In our communities I understand it though. We talk about restoration of our traditions but I don't think the majority of people have any idea what that means. How can you comprehend what a living tradition and lineage entail if you've never experienced the weight of one? Let's face it, we haven't. Our traditions were shattered two thousand years ago and we're now tasked with sorting through and picking up the remaining shards, filling in the missing pieces, and feeling our way forward as we breath new life into our traditions.  

 

Tradition is more than a word. It's more than a set of practices to which one may adhere. It's more than a common core of belief or ritual structure. A tradition in its largest sense is something deeply rooted in Wyrd. It is a reservoir of sacral mysteries. It is a container of every step along the road of devotion that a people have taken under the eyes of their ancestors and their Gods.

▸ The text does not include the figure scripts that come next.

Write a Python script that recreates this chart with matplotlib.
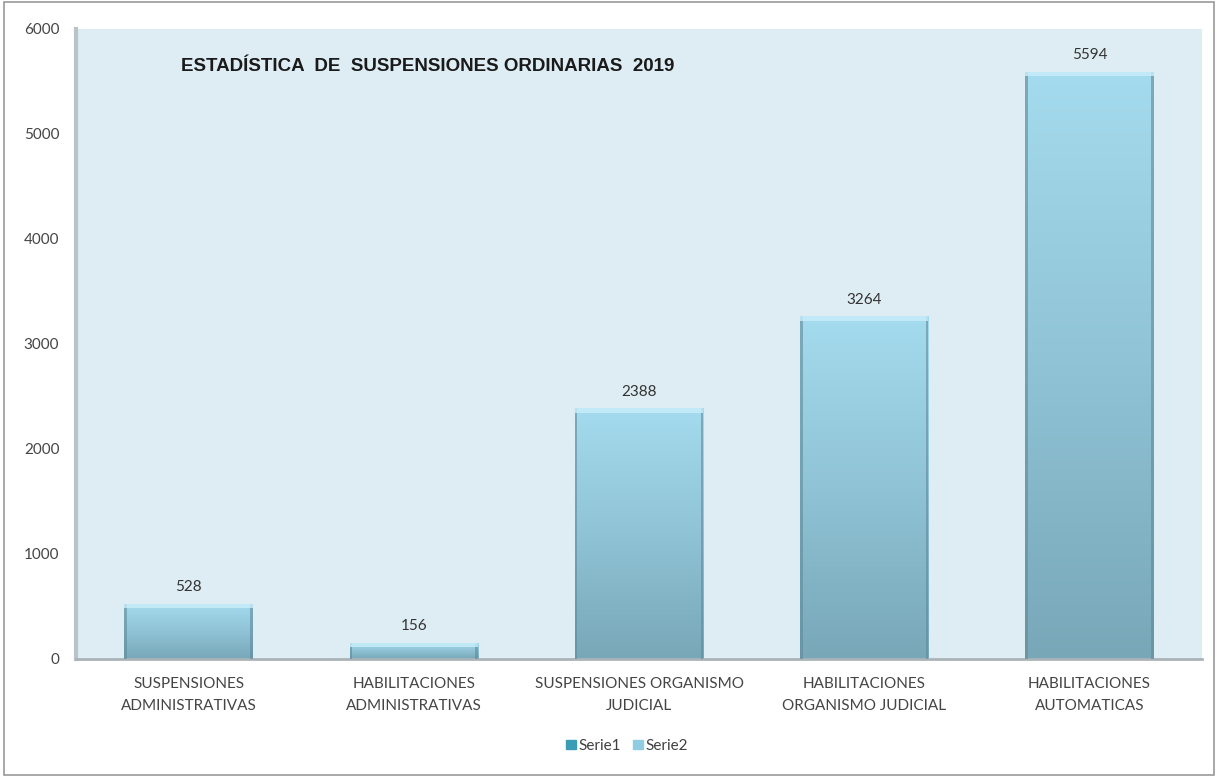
import numpy as np
import matplotlib.pyplot as plt
from matplotlib.colors import LinearSegmentedColormap
from matplotlib.patches import Rectangle

categories = ['SUSPENSIONES\nADMINISTRATIVAS', 'HABILITACIONES\nADMINISTRATIVAS',
              'SUSPENSIONES ORGANISMO\nJUDICIAL', 'HABILITACIONES\nORGANISMO JUDICIAL',
              'HABILITACIONES\nAUTOMATICAS']
values = [528, 156, 2388, 3264, 5594]
series_names = ['Serie1', 'Serie2']
title = 'ESTADÍSTICA  DE  SUSPENSIONES ORDINARIAS  2019'

plt.rcParams['font.family'] = ['Lato', 'DejaVu Sans']

fig = plt.figure(figsize=(12.18, 7.77), dpi=100)
ax = fig.add_axes([0.0624, 0.1519, 0.9245, 0.8108])
ax.set_facecolor('#deedf3')

x = np.arange(len(values))
width = 0.57
bars = ax.bar(x, values, width=width, color='none', edgecolor='none', zorder=2)

# vertical gradient in each bar, light at top, darker at bottom
cmap = LinearSegmentedColormap.from_list('bar', ['#78a7b8', '#8fc3d5', '#a5dbee'])
grad = np.linspace(0, 1, 256).reshape(-1, 1)
for b in bars:
    x0, w, h = b.get_x(), b.get_width(), b.get_height()
    im = ax.imshow(grad, cmap=cmap, origin='lower', aspect='auto',
                   extent=(x0, x0 + w, 0, h), zorder=2)
    im.set_clip_path(b)
    # side shading and top highlight
    ax.add_patch(Rectangle((x0, 0), w * 0.02, h, color='#5f8a99', alpha=0.6, zorder=3, lw=0))
    ax.add_patch(Rectangle((x0 + w * 0.98, 0), w * 0.02, h, color='#5f8a99', alpha=0.6, zorder=3, lw=0))
    ax.add_patch(Rectangle((x0, h - 45), w, 45, color='#c9eefa', alpha=0.8, zorder=3, lw=0))
    ax.text(b.get_x() + w / 2, h + 90, f'{int(h)}', ha='center', va='bottom',
            fontsize=11, color='#333333', zorder=4)

ax.set_xlim(-0.5, len(values) - 0.5)
ax.set_ylim(0, 6000)
ax.set_yticks(range(0, 6001, 1000))
ax.set_xticks(x)
ax.set_xticklabels(categories, fontsize=11, color='#454545', linespacing=1.75)
ax.tick_params(axis='y', length=0, labelsize=11, labelcolor='#454545', pad=12)
ax.tick_params(axis='x', length=0, pad=13)
for s in ['top', 'right']:
    ax.spines[s].set_visible(False)
ax.spines['left'].set_color('#b8c4c8')
ax.spines['left'].set_linewidth(3)
ax.spines['bottom'].set_color('#aab4b8')
ax.spines['bottom'].set_linewidth(2)

ax.text(0.093, 0.94, title, transform=ax.transAxes, fontsize=13.5, fontweight='bold',
        family='Liberation Sans', color='#1a1a1a', va='center')

# legend
h1 = Rectangle((0, 0), 1, 1, color='#3b9cb6')
h2 = Rectangle((0, 0), 1, 1, color='#90cde2')
fig.legend([h1, h2], series_names, loc='center', bbox_to_anchor=(0.515, 0.04), ncol=2,
           frameon=False, fontsize=11, handlelength=0.6, handleheight=0.6,
           handletextpad=0.2, columnspacing=0.8, labelcolor='#404040')

# outer border
fig.add_artist(Rectangle((0.003, 0.003), 0.994, 0.994, transform=fig.transFigure,
                         fill=False, edgecolor='#9a9a9a', lw=1.2))

plt.savefig('out.png', dpi=100)
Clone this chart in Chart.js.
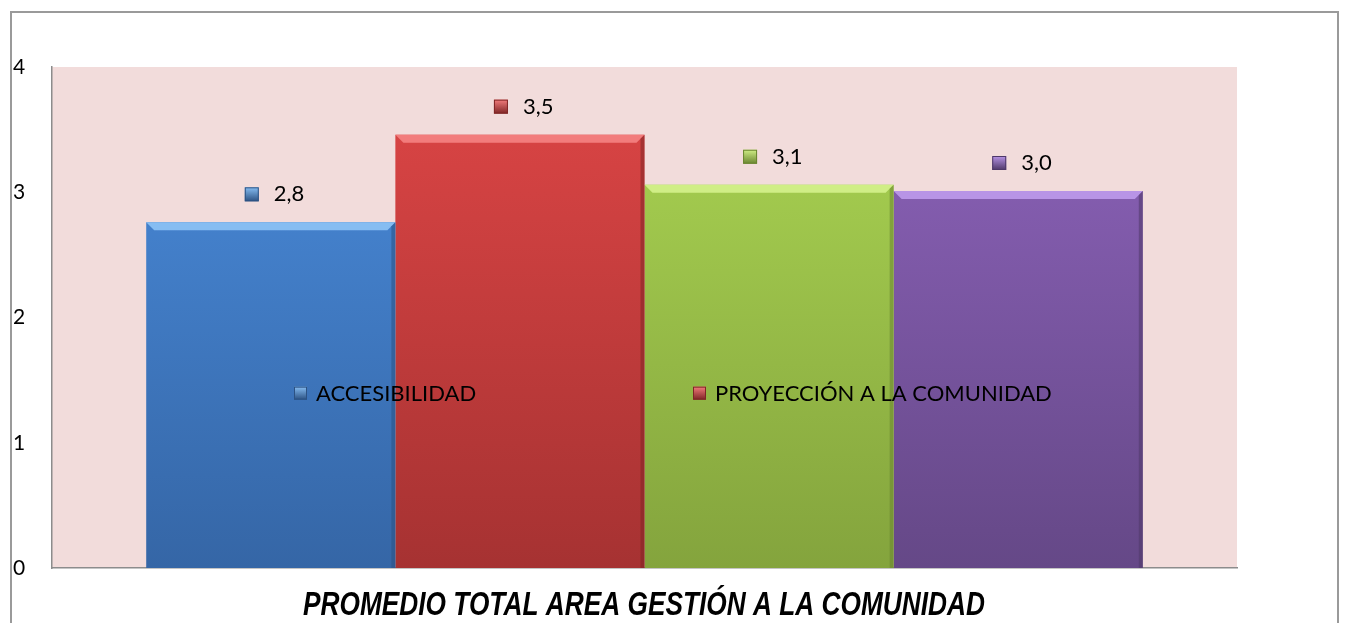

It is a living record of every interaction between the Gods and a people. A Tradition defines a people. It is a living, breathing, vibrant connection with our earliest kin and with the unfolding of the path of piety so integral to communal wholeness and health. 

 

I'll take this a step farther. Many of us have direct experience with what it means to ensconce oneself in a living tradition, to be intimately bound up with the restoration of this container, the arteries carrying the lifeblood of reciprocity and devotion that sustain a spiritual community. Some of us have been dumped right into the experience of their sundering by our dead. For those of us upon whose shoulders the weight of a tradition rests, we carry a powerful obligation from our Gods, from our ancestors, and from those in our spiritual lineage however far back they may have lived, to heal, restore, and above all protect the integrity of that tradition. It's not a word that we are defending; it is a living sanctuary into which our Gods are repeatedly made welcome. 

 

For those of us who have had this connection forged for us, by the grace of our Gods and our dead, by the grace of the lineage whose hands and heart we collectively are called to manifest in our work, no compromise is possible. We will guard and protect that sacred space, the flow and push of that tradition as it continues to unfold and rework itself against anything that may threaten the integrity of its  re-weaving. This takes precedence over anything, everything, and anyone save venerating the Gods and ancestors Themselves. 

 

One of the things that seems to have caused endless upset in the ongoing debates between pagans and polytheists is that many in both camps do not comprehend the push that many of us feel to defend the tradition over and above the comfort of those people immediately involved now. This is, I believe an invisible fault line that has been causing round after round of trouble. Until you have been rooted in the immediacy of a tradition and lineage, it is impossible - for anyone--to truly comprehend what this means. But it is at the core of polytheistic resistance: the weight of lineage and the tradition which it sustains rests on our shoulders.

 

There is nothing wrong with individual wolves having their voice. We're not trying to silence their howl. But we're talking about the symphonic beauty of the collective howl of every pack that has ever howled since the moon first rose and the children of Odin's ravens first screamed themselves into being at the side of neolithic dyre wolves seeking food and common survival for their pack. We are fighting against a cold and desolate landscape: a modern world that may no longer systematically destroy our traditions with violence and bloodshed, but that seeks their erasure no less surely and drains the passion and life out of every attempt at restoration. Even on the cusp of spring's awakening, the song of this brutal winter lingers. 

 

This isn't about the individual. We're not working for the individual. This is a different agenda, one that will restore and sustain our traditions regardless of the opposition faced.